**Task**:
Collect every line in the records below that contains the word "matplotlib".

**Available records**:
━━━
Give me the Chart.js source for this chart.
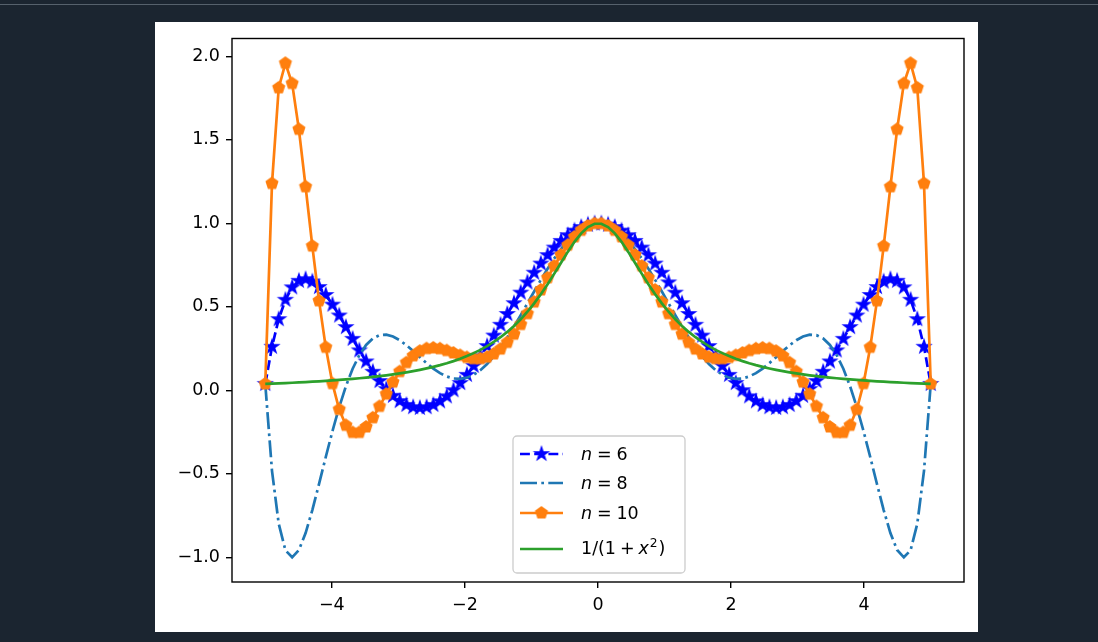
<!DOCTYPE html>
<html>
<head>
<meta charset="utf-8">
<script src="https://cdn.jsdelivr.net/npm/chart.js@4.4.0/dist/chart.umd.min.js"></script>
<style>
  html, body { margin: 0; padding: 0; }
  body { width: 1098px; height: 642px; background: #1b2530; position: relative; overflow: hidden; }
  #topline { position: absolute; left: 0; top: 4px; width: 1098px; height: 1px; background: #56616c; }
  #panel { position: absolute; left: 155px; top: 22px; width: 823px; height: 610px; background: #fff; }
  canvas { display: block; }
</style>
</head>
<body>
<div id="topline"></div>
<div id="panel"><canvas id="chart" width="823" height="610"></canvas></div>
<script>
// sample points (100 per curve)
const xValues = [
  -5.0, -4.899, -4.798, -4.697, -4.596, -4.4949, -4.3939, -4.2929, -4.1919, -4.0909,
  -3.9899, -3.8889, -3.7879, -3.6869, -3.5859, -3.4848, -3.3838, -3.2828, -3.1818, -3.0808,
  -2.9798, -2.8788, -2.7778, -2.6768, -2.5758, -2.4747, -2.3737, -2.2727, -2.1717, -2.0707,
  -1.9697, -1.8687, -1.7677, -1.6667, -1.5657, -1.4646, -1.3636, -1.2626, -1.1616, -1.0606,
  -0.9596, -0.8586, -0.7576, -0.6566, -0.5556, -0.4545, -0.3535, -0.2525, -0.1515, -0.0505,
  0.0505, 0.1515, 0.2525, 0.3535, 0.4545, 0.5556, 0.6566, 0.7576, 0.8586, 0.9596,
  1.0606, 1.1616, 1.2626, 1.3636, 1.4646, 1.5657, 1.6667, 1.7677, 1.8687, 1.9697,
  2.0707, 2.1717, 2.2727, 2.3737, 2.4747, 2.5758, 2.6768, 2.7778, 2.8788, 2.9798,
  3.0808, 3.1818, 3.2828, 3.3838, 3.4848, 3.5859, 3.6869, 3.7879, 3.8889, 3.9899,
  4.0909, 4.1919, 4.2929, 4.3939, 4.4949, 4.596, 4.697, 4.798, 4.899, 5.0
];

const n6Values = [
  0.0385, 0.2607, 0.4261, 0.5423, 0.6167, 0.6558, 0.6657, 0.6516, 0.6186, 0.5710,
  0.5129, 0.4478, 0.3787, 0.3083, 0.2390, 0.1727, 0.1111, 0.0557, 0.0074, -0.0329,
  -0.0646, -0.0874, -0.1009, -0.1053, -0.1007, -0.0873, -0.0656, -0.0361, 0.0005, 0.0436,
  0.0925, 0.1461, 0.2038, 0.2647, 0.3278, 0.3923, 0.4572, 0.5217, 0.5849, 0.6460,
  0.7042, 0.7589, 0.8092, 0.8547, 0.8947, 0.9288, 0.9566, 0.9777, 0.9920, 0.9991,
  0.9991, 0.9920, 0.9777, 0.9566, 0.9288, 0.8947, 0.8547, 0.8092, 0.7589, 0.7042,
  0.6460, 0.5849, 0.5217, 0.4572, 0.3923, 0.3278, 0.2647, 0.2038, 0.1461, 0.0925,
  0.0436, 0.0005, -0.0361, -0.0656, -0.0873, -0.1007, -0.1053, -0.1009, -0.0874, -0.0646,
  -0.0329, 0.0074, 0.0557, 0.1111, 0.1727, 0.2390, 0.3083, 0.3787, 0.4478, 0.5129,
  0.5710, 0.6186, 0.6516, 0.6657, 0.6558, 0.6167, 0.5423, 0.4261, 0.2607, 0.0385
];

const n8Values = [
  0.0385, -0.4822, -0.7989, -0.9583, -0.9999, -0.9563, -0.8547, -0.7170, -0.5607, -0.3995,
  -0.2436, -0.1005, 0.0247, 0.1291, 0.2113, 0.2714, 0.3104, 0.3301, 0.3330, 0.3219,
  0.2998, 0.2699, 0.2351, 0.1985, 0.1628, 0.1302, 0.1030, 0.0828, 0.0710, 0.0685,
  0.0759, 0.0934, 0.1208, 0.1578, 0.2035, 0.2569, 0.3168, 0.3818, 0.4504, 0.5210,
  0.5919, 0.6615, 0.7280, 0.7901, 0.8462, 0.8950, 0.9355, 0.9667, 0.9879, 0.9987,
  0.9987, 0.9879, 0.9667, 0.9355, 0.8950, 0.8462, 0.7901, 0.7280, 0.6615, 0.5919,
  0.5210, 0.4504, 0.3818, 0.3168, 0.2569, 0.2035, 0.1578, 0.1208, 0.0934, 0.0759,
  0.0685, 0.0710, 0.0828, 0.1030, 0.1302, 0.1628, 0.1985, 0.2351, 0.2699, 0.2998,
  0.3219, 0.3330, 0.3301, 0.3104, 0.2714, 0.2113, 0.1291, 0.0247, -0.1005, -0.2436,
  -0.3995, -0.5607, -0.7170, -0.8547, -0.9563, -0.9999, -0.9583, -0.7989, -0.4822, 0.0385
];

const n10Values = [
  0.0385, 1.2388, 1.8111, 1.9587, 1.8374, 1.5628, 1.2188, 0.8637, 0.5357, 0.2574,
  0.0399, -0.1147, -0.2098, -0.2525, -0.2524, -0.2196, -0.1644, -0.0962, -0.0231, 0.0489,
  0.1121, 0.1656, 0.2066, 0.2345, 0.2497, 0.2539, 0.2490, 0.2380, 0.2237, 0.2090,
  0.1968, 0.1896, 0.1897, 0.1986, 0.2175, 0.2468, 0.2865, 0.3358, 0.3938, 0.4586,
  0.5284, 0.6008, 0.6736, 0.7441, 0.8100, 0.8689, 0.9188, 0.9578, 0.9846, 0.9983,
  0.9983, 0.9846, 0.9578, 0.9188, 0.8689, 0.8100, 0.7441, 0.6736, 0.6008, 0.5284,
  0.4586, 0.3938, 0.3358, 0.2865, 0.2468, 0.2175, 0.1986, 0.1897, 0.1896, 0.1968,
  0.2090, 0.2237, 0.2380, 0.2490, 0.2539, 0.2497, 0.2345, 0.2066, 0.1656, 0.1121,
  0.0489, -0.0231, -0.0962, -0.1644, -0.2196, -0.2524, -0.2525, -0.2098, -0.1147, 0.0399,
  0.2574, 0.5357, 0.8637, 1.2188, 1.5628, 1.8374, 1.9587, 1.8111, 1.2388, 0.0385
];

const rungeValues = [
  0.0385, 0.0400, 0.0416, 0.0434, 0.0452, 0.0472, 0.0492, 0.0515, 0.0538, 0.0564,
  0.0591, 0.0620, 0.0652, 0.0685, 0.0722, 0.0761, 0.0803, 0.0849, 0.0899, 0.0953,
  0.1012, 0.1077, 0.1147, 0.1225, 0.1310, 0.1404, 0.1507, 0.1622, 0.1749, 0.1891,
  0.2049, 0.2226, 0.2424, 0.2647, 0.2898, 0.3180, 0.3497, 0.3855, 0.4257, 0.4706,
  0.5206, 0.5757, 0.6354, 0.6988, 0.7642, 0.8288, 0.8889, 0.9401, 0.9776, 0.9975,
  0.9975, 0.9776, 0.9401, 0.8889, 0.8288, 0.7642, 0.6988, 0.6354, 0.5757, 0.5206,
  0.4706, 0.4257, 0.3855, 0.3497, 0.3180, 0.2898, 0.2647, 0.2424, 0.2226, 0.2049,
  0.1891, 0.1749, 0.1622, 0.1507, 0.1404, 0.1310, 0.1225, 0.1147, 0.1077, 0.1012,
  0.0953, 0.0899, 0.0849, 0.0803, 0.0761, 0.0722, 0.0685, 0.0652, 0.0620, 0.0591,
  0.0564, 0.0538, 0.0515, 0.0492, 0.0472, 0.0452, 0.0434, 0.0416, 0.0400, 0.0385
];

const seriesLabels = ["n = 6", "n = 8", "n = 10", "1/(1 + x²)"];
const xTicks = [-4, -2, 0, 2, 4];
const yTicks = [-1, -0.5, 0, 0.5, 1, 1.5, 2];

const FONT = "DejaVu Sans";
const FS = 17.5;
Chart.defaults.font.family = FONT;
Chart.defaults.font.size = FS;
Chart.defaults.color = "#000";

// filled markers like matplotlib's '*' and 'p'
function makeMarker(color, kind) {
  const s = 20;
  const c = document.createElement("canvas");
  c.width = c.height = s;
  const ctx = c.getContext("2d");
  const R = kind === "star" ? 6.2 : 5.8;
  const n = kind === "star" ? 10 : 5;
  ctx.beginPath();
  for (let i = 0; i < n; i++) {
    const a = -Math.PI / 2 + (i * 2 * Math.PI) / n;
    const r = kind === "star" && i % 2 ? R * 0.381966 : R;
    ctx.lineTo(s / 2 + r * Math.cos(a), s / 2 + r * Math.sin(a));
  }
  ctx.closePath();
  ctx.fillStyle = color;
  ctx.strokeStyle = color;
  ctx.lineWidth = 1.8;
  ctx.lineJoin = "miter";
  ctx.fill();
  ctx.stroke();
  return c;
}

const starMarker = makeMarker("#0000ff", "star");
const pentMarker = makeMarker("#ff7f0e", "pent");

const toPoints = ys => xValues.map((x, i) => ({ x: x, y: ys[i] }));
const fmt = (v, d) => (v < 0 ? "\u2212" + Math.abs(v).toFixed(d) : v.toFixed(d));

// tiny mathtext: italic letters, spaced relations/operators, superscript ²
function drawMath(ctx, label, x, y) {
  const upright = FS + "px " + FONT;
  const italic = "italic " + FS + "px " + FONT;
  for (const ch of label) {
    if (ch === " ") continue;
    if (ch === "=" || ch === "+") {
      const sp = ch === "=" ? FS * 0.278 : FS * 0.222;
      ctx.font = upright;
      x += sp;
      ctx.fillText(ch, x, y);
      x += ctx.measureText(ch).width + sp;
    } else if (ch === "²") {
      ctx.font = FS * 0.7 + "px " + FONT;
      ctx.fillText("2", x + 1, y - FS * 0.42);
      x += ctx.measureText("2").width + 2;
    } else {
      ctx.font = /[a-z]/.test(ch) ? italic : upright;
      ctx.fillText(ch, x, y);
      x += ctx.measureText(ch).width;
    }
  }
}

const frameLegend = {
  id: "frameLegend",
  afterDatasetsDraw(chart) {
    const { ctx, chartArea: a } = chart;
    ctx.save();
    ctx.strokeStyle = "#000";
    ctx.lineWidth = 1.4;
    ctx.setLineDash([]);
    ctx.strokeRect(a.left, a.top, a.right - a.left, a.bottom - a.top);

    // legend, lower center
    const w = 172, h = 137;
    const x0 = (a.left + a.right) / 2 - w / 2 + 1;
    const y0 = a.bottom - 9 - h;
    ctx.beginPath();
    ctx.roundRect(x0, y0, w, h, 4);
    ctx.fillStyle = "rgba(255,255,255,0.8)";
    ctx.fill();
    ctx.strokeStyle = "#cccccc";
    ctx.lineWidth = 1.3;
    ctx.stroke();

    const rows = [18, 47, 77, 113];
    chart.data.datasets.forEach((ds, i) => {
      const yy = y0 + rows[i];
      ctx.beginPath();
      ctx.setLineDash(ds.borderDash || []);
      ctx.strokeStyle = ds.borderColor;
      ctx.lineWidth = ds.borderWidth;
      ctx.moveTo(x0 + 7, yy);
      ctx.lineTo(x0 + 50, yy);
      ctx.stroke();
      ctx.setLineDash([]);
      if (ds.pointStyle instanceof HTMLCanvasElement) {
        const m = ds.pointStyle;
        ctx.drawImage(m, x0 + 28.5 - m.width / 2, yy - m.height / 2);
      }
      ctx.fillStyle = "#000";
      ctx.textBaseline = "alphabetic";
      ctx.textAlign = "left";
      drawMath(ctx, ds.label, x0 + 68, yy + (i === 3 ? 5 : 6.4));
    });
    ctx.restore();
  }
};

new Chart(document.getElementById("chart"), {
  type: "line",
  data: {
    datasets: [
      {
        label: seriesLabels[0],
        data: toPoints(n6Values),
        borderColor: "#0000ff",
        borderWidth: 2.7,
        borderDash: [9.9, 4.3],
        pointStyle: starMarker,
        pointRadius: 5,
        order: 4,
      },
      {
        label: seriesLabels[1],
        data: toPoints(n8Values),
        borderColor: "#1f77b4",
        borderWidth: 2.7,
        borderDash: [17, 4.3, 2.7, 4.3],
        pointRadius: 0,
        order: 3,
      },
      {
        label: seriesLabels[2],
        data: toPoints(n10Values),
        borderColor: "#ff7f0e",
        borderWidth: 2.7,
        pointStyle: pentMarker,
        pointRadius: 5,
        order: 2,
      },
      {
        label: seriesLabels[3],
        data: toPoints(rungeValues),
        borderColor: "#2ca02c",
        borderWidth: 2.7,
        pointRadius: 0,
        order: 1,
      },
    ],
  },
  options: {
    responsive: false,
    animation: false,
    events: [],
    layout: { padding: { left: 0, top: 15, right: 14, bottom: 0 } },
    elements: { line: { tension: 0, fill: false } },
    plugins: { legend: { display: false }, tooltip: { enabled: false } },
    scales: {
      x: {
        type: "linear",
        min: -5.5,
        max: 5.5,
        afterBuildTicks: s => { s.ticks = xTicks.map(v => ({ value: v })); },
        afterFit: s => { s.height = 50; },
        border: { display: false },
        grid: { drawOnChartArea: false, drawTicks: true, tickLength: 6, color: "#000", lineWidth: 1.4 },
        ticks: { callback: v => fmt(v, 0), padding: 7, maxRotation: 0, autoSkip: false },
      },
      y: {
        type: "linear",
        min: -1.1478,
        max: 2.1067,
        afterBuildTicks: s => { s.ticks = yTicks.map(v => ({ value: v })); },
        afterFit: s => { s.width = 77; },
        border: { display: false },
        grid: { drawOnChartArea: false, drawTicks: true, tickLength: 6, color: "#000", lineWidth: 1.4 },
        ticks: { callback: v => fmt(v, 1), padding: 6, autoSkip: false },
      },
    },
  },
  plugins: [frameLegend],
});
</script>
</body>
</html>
━━━
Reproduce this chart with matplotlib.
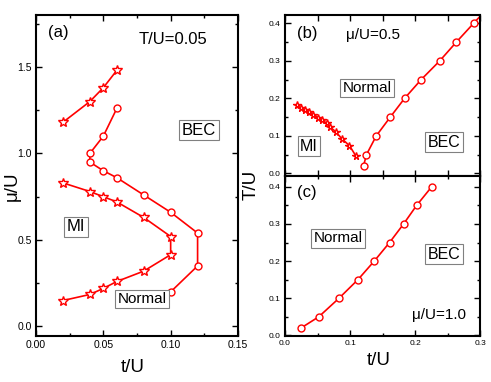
━━━
**Answer to the exercise**:
// filled markers like matplotlib's '*' and 'p'
Reproduce this chart with matplotlib.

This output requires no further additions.